The study of the 21st Century state needs to go deeper to elevate the viability of ordinary the conditions of citizens’ lives to equivalence with macro-level development indicators as well as government’s coercive capacities. The awarding of the 2015 Nobel Peace Prize to cooperation of a quartet including the Tunisian bar association, its human rights league, its General Labour Union, and its Human Rights League offers a clue how this political economy definition of the 21st Century state might work. The Nobel committee gave the work of this quartet credit for being instrumental in saving Tunisia from civil war in 2013.

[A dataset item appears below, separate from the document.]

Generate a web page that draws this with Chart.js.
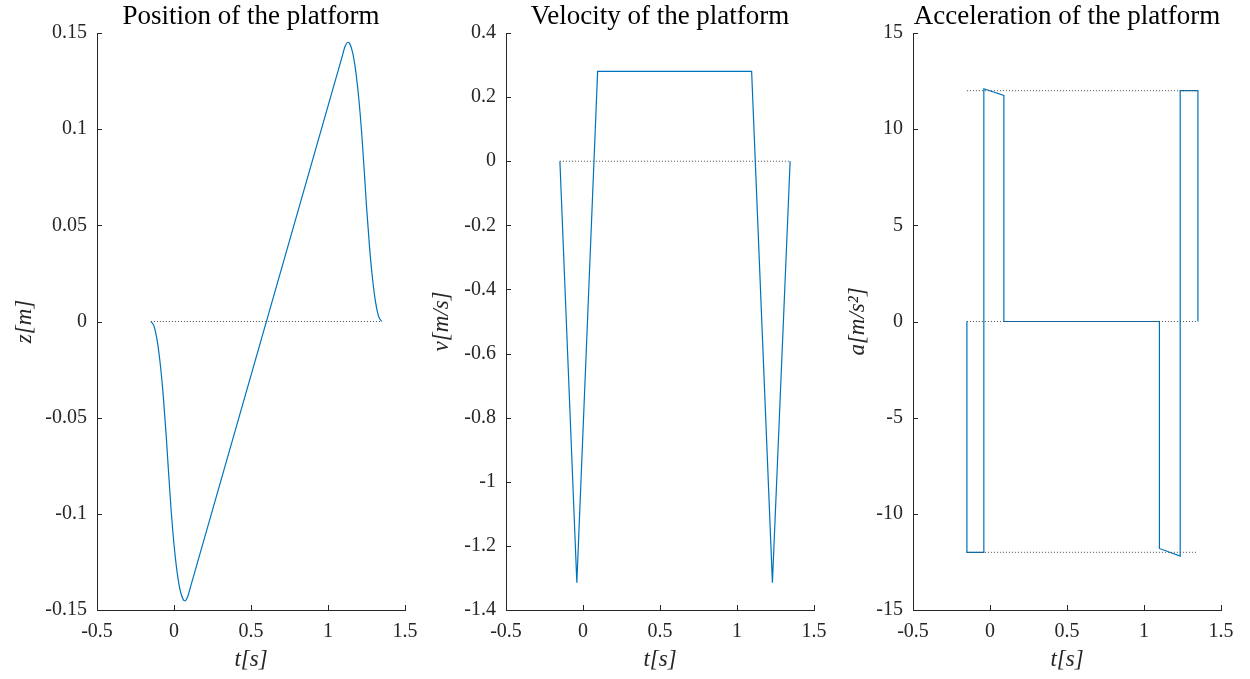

The Nobel committee’s award suggests the fundamental importance of autonomous civil society to the viability of the modern state in the post-colonial era, but civil society in a larger sense than as it is normally conceived, neither as just as a counter-balancer to the state the French philosopher Montesquieu advocated nor as a captive or captivator of the state Gramsci as might have envisioned. Rather the award envisions an organised civil society acting as a guarantor of both governmental attention to sustainable life requirements of its citizens as well and fidelity to citizen acquiescence in terms of political association established in a democratically constructed and ratified constitution
Implicitly, this model suggests writing democracy into the very definition of the 21st Century state rather than as just one form of the state, placing a high burden on civil society as an indispensable link between citizen and government, and a responsibility of government to recognise and respect it as such. ^
Writer teaches African Studies at the Johns Hopkins
University School of Advanced International Studies.